GIVEN DATA —

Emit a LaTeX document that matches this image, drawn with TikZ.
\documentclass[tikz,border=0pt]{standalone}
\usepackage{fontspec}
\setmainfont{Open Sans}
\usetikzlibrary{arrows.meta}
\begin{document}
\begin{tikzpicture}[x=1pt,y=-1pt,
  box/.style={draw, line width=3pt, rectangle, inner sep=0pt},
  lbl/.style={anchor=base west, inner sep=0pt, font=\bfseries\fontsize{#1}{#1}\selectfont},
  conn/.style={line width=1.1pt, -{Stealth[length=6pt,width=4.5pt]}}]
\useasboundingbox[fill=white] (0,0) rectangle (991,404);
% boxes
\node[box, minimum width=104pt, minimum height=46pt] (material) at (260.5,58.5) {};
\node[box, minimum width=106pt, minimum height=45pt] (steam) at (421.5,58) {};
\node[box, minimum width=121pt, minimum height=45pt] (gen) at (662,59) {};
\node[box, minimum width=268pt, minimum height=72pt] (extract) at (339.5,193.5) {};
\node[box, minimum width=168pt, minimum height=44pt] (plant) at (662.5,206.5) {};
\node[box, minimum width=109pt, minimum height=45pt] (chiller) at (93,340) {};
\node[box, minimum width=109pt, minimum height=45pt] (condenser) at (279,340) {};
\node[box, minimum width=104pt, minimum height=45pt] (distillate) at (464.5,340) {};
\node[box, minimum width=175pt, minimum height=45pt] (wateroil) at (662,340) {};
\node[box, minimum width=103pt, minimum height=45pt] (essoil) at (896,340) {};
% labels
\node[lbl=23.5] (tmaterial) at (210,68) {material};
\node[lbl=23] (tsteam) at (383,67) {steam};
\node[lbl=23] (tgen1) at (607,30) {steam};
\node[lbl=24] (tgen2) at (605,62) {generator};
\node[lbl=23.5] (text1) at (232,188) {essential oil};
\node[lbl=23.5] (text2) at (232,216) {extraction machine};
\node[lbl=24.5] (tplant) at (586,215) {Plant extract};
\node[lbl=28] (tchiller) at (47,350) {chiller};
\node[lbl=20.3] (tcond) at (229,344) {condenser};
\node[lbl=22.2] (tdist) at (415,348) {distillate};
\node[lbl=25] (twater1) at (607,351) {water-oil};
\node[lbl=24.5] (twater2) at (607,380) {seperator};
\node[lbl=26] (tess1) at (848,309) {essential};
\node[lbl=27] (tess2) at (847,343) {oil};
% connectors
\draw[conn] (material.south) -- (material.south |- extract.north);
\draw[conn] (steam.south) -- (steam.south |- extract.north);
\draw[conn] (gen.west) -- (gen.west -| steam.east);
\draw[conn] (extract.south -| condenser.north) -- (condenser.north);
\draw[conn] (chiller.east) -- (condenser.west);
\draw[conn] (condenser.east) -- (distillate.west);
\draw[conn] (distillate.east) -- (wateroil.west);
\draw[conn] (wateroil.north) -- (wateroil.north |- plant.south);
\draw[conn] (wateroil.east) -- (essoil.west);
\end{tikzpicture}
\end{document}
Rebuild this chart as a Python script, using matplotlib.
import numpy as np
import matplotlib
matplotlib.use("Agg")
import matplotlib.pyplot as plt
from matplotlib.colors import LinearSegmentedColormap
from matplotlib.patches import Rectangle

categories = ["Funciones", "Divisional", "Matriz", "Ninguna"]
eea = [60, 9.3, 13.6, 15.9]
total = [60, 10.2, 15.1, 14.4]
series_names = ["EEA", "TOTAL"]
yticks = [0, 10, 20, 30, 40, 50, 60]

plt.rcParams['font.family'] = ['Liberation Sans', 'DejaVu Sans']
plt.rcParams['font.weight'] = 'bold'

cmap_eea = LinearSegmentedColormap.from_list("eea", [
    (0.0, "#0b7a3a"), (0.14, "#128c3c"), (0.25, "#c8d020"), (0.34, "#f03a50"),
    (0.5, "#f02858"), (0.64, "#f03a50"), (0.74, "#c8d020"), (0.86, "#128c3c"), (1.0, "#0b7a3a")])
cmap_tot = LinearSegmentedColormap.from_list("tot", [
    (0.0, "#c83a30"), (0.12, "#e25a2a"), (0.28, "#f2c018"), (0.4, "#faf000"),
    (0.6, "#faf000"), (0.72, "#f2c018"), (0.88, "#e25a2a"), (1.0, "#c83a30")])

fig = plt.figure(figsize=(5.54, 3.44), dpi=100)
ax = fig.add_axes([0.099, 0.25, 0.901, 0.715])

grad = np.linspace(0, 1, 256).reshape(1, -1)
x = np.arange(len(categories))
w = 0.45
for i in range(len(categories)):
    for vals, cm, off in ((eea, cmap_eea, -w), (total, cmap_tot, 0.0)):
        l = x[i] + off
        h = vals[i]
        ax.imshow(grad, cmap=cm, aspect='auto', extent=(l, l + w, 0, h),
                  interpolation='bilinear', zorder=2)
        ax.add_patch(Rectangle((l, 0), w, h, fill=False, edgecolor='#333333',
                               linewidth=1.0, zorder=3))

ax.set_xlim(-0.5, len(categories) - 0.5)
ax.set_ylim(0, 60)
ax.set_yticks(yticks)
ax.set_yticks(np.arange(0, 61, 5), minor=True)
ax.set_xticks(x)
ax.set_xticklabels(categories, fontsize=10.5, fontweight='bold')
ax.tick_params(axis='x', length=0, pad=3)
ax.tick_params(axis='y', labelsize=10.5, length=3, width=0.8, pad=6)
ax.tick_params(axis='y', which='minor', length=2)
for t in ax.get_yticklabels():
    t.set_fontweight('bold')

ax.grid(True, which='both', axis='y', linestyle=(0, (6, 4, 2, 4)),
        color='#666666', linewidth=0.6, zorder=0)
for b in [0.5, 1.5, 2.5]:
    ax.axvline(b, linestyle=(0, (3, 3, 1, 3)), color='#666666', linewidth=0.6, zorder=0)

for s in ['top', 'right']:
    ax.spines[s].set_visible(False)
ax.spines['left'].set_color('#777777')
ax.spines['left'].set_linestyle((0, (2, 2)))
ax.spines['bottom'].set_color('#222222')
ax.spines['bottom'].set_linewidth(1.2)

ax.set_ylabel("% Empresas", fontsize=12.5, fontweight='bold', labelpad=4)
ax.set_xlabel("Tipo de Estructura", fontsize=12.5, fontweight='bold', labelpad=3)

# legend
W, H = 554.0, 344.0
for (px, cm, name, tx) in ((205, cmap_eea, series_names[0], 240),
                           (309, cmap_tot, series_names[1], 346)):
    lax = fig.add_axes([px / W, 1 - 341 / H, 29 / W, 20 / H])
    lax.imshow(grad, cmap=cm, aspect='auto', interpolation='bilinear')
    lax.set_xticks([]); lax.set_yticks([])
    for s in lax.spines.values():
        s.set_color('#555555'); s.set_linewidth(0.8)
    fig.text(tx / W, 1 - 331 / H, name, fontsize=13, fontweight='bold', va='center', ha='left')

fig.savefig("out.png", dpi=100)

WORK TO BE COMPLETED — Copy each line of the listing that holds the word "matplotlib".

FINISHED EXERCISE —
Rebuild this chart as a Python script, using matplotlib.
import matplotlib
matplotlib.use("Agg")
import matplotlib.pyplot as plt
from matplotlib.colors import LinearSegmentedColormap
from matplotlib.patches import Rectangle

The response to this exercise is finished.